● **YOUR OBJECTIVE**
Transcribe the data in full and exactly, omitting any pictures.

● **Lines of data**
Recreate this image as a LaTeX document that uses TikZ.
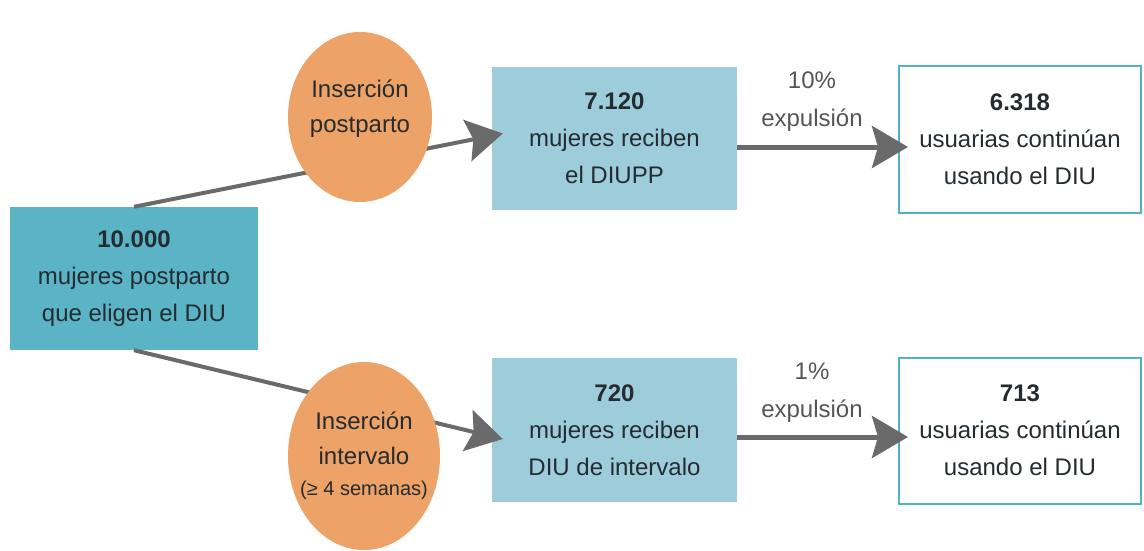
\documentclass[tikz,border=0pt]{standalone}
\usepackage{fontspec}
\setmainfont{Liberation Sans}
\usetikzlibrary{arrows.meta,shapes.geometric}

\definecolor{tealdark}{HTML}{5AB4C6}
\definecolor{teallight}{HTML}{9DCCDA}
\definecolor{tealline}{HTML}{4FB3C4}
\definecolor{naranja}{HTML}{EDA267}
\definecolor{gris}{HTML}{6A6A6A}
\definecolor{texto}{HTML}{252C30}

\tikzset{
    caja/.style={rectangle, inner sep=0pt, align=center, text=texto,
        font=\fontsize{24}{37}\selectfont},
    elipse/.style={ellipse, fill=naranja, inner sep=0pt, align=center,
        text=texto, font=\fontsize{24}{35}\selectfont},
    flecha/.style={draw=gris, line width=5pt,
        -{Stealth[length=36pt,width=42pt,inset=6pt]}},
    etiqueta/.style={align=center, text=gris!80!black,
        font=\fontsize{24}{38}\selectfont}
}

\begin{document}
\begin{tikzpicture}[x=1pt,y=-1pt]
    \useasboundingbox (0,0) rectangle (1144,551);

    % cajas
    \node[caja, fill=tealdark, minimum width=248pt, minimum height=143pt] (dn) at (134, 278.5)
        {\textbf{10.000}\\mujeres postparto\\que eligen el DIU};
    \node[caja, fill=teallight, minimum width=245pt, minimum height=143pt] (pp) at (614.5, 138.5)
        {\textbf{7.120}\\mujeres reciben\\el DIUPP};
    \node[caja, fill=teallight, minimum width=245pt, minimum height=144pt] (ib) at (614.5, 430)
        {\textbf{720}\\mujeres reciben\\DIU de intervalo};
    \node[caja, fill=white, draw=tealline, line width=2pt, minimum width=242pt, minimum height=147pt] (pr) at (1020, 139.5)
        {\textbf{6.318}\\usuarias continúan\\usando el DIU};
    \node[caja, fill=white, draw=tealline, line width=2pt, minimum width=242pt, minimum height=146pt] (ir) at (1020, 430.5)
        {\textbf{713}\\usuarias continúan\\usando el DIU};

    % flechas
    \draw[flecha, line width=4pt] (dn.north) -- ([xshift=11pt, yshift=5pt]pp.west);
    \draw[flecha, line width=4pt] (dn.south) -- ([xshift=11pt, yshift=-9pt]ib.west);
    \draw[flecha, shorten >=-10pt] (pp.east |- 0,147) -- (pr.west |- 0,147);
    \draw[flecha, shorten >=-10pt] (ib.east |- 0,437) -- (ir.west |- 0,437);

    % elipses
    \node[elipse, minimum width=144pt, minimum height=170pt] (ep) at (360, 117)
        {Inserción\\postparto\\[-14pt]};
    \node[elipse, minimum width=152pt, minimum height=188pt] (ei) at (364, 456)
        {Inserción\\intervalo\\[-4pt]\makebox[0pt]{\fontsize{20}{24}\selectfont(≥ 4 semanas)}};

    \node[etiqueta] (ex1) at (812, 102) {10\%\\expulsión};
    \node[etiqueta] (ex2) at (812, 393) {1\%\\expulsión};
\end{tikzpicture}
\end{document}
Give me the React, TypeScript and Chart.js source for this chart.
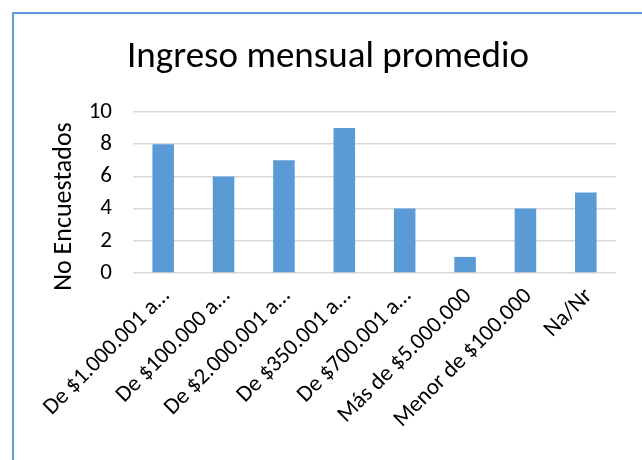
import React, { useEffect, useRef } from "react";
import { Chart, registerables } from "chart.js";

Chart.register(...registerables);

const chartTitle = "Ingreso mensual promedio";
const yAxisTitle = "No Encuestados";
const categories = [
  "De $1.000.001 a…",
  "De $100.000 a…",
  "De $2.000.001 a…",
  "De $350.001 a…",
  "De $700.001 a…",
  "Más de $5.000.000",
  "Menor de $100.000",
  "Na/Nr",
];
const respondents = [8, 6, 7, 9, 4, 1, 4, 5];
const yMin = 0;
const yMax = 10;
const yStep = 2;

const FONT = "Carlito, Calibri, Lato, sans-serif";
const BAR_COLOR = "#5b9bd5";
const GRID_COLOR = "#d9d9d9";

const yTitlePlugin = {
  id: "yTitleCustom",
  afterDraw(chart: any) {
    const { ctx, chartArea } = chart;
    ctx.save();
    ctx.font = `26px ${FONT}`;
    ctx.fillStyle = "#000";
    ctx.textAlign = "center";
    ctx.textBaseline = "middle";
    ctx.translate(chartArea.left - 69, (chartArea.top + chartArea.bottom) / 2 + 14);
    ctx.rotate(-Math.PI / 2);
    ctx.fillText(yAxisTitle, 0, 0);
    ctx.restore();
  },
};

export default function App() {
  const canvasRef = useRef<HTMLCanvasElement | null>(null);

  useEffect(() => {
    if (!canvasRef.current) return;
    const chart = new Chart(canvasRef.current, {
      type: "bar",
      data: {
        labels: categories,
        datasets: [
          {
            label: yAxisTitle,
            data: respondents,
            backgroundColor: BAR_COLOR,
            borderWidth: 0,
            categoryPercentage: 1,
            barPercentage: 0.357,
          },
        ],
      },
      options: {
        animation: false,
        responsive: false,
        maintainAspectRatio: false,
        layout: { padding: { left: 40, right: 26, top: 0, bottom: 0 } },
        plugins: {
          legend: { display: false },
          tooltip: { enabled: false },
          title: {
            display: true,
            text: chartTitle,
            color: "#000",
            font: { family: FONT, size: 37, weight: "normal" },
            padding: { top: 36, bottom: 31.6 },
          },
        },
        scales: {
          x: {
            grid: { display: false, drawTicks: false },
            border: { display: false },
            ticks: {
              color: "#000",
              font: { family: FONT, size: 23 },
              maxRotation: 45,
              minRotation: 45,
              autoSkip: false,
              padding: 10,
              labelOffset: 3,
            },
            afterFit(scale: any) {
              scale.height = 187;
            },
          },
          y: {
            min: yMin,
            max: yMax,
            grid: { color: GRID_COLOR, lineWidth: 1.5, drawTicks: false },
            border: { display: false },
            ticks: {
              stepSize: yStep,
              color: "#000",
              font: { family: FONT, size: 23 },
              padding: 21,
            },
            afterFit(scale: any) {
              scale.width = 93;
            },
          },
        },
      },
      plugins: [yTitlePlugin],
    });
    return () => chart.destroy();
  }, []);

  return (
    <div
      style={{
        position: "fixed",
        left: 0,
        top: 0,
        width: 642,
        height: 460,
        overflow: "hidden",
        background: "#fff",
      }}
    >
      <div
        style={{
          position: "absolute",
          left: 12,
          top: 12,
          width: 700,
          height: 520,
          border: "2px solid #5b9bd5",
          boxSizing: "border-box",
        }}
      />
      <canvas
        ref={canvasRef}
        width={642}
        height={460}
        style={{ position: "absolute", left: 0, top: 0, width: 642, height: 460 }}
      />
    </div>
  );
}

● **FINISHED ANSWER**
Recreate this image as a LaTeX document that uses TikZ.
\documentclass[tikz,border=0pt]{standalone}
\usepackage{fontspec}
\setmainfont{Liberation Sans}
\usetikzlibrary{arrows.meta,shapes.geometric}

\definecolor{tealdark}{HTML}{5AB4C6}
\definecolor{teallight}{HTML}{9DCCDA}
\definecolor{tealline}{HTML}{4FB3C4}
\definecolor{naranja}{HTML}{EDA267}
\definecolor{gris}{HTML}{6A6A6A}
\definecolor{texto}{HTML}{252C30}

\tikzset{
    caja/.style={rectangle, inner sep=0pt, align=center, text=texto,
        font=\fontsize{24}{37}\selectfont},
    elipse/.style={ellipse, fill=naranja, inner sep=0pt, align=center,
        text=texto, font=\fontsize{24}{35}\selectfont},
    flecha/.style={draw=gris, line width=5pt,
        -{Stealth[length=36pt,width=42pt,inset=6pt]}},
    etiqueta/.style={align=center, text=gris!80!black,
        font=\fontsize{24}{38}\selectfont}
}

\begin{document}
\begin{tikzpicture}[x=1pt,y=-1pt]
    \useasboundingbox (0,0) rectangle (1144,551);

    % cajas
    \node[caja, fill=tealdark, minimum width=248pt, minimum height=143pt] (dn) at (134, 278.5)
        {\textbf{10.000}\\mujeres postparto\\que eligen el DIU};
    \node[caja, fill=teallight, minimum width=245pt, minimum height=143pt] (pp) at (614.5, 138.5)
        {\textbf{7.120}\\mujeres reciben\\el DIUPP};
    \node[caja, fill=teallight, minimum width=245pt, minimum height=144pt] (ib) at (614.5, 430)
        {\textbf{720}\\mujeres reciben\\DIU de intervalo};
    \node[caja, fill=white, draw=tealline, line width=2pt, minimum width=242pt, minimum height=147pt] (pr) at (1020, 139.5)
        {\textbf{6.318}\\usuarias continúan\\usando el DIU};
    \node[caja, fill=white, draw=tealline, line width=2pt, minimum width=242pt, minimum height=146pt] (ir) at (1020, 430.5)
        {\textbf{713}\\usuarias continúan\\usando el DIU};

    % flechas
    \draw[flecha, line width=4pt] (dn.north) -- ([xshift=11pt, yshift=5pt]pp.west);
    \draw[flecha, line width=4pt] (dn.south) -- ([xshift=11pt, yshift=-9pt]ib.west);
    \draw[flecha, shorten >=-10pt] (pp.east |- 0,147) -- (pr.west |- 0,147);
    \draw[flecha, shorten >=-10pt] (ib.east |- 0,437) -- (ir.west |- 0,437);

    % elipses
    \node[elipse, minimum width=144pt, minimum height=170pt] (ep) at (360, 117)
        {Inserción\\postparto\\[-14pt]};
    \node[elipse, minimum width=152pt, minimum height=188pt] (ei) at (364, 456)
        {Inserción\\intervalo\\[-4pt]\makebox[0pt]{\fontsize{20}{24}\selectfont(≥ 4 semanas)}};

    \node[etiqueta] (ex1) at (812, 102) {10\%\\expulsión};
    \node[etiqueta] (ex2) at (812, 393) {1\%\\expulsión};
\end{tikzpicture}
\end{document}
Give me the React, TypeScript and Chart.js source for this chart.
import React, { useEffect, useRef } from "react";
import { Chart, registerables } from "chart.js";

Chart.register(...registerables);

const chartTitle = "Ingreso mensual promedio";
const yAxisTitle = "No Encuestados";
const categories = [
  "De $1.000.001 a…",
  "De $100.000 a…",
  "De $2.000.001 a…",
  "De $350.001 a…",
  "De $700.001 a…",
  "Más de $5.000.000",
  "Menor de $100.000",
  "Na/Nr",
];
const respondents = [8, 6, 7, 9, 4, 1, 4, 5];
const yMin = 0;
const yMax = 10;
const yStep = 2;

const FONT = "Carlito, Calibri, Lato, sans-serif";
const BAR_COLOR = "#5b9bd5";
const GRID_COLOR = "#d9d9d9";

const yTitlePlugin = {
  id: "yTitleCustom",
  afterDraw(chart: any) {
    const { ctx, chartArea } = chart;
    ctx.save();
    ctx.font = `26px ${FONT}`;
    ctx.fillStyle = "#000";
    ctx.textAlign = "center";
    ctx.textBaseline = "middle";
    ctx.translate(chartArea.left - 69, (chartArea.top + chartArea.bottom) / 2 + 14);
    ctx.rotate(-Math.PI / 2);
    ctx.fillText(yAxisTitle, 0, 0);
    ctx.restore();
  },
};

export default function App() {
  const canvasRef = useRef<HTMLCanvasElement | null>(null);

  useEffect(() => {
    if (!canvasRef.current) return;
    const chart = new Chart(canvasRef.current, {
      type: "bar",
      data: {
        labels: categories,
        datasets: [
          {
            label: yAxisTitle,
            data: respondents,
            backgroundColor: BAR_COLOR,
            borderWidth: 0,
            categoryPercentage: 1,
            barPercentage: 0.357,
          },
        ],
      },
      options: {
        animation: false,
        responsive: false,
        maintainAspectRatio: false,
        layout: { padding: { left: 40, right: 26, top: 0, bottom: 0 } },
        plugins: {
          legend: { display: false },
          tooltip: { enabled: false },
          title: {
            display: true,
            text: chartTitle,
            color: "#000",
            font: { family: FONT, size: 37, weight: "normal" },
            padding: { top: 36, bottom: 31.6 },
          },
        },
        scales: {
          x: {
            grid: { display: false, drawTicks: false },
            border: { display: false },
            ticks: {
              color: "#000",
              font: { family: FONT, size: 23 },
              maxRotation: 45,
              minRotation: 45,
              autoSkip: false,
              padding: 10,
              labelOffset: 3,
            },
            afterFit(scale: any) {
              scale.height = 187;
            },
          },
          y: {
            min: yMin,
            max: yMax,
            grid: { color: GRID_COLOR, lineWidth: 1.5, drawTicks: false },
            border: { display: false },
            ticks: {
              stepSize: yStep,
              color: "#000",
              font: { family: FONT, size: 23 },
              padding: 21,
            },
            afterFit(scale: any) {
              scale.width = 93;
            },
          },
        },
      },
      plugins: [yTitlePlugin],
    });
    return () => chart.destroy();
  }, []);

  return (
    <div
      style={{
        position: "fixed",
        left: 0,
        top: 0,
        width: 642,
        height: 460,
        overflow: "hidden",
        background: "#fff",
      }}
    >
      <div
        style={{
          position: "absolute",
          left: 12,
          top: 12,
          width: 700,
          height: 520,
          border: "2px solid #5b9bd5",
          boxSizing: "border-box",
        }}
      />
      <canvas
        ref={canvasRef}
        width={642}
        height={460}
        style={{ position: "absolute", left: 0, top: 0, width: 642, height: 460 }}
      />
    </div>
  );
}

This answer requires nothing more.